Electric billboards were hauled up into that same sky—one of them a four-hundred-square-foot monster with fifteen thousand bulbs that flashed on and off under the direction of a man sitting in a hut on a roof nearby. H. J. Heinz put up an electric sign with bulbs all painted green in the shape of a forty-five-foot pickle. Nightclubs flourished, in which pretty girls waved customers to low-lit tables with electric-powered wands and winking lights created seductive effects on the dance floor. A prostitute would advertise her wares, her availability, and her address with a small red electric lamp. The elevated trains now had stations gleaming with incandescence, and the docks and boulevards beside the water also gleamed. People who came to New York loved what they saw: the today that Edison promised electricity would bring was now taking Manhattan by storm and would soon spread like an uncheckable fire from New York City throughout the entire country beyond.

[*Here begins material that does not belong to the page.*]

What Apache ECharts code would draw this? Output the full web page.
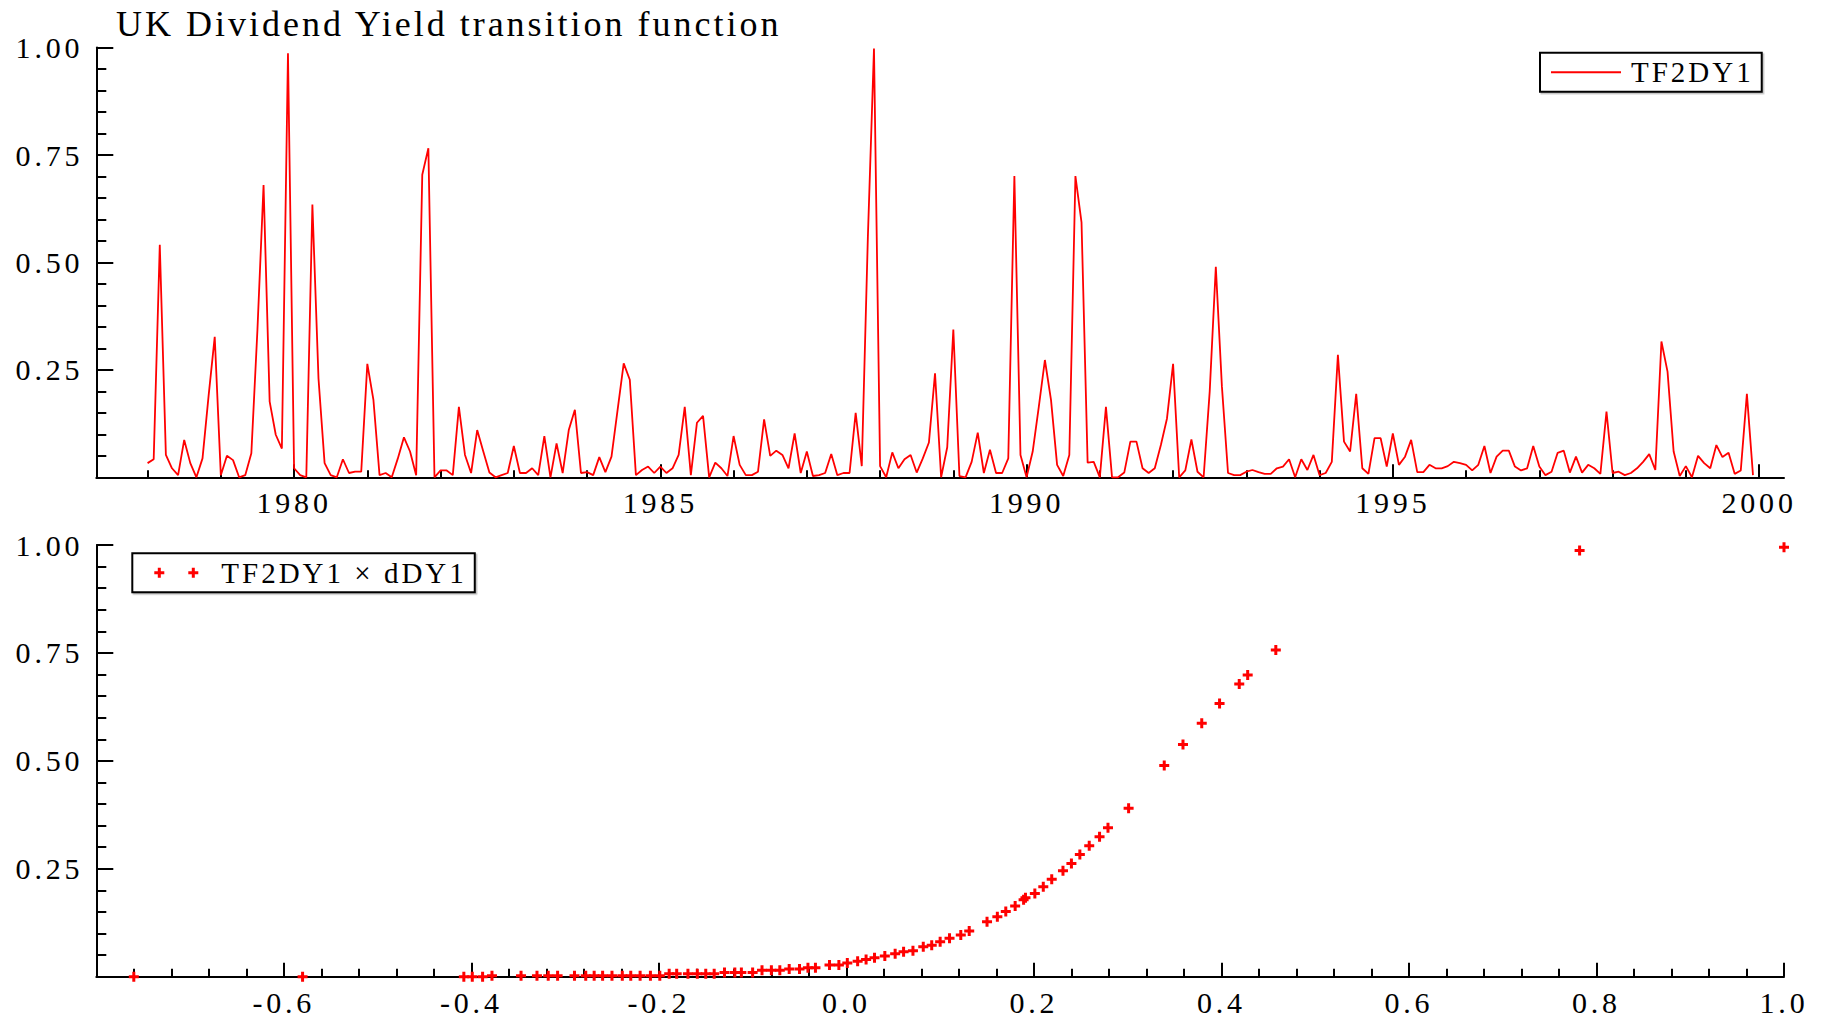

There were small problems. The generators broke down or speeded up for no apparent reason and exploded. J. P. Morgan had his walls and carpets scorched by a sudden outrush of power. One of the Vanderbilts got so cross with short circuits that he went back to gas, although the rest of the family kept the faith in their investment. Once in a while, electricity leaked into the street. A man peddling tinware directed his horse across an intersection near Wall Street, whereupon it seemed to go suddenly mad, its ears stood bolt upright, its tail rose skyward, and it ran crazily off toward the East River; a few moments later another team of animals crossing the same spot all fell to their knees and refused to budge. Workmen, it turned out, had punctured one of the copper feeder lines, and the manhole cover was live with current.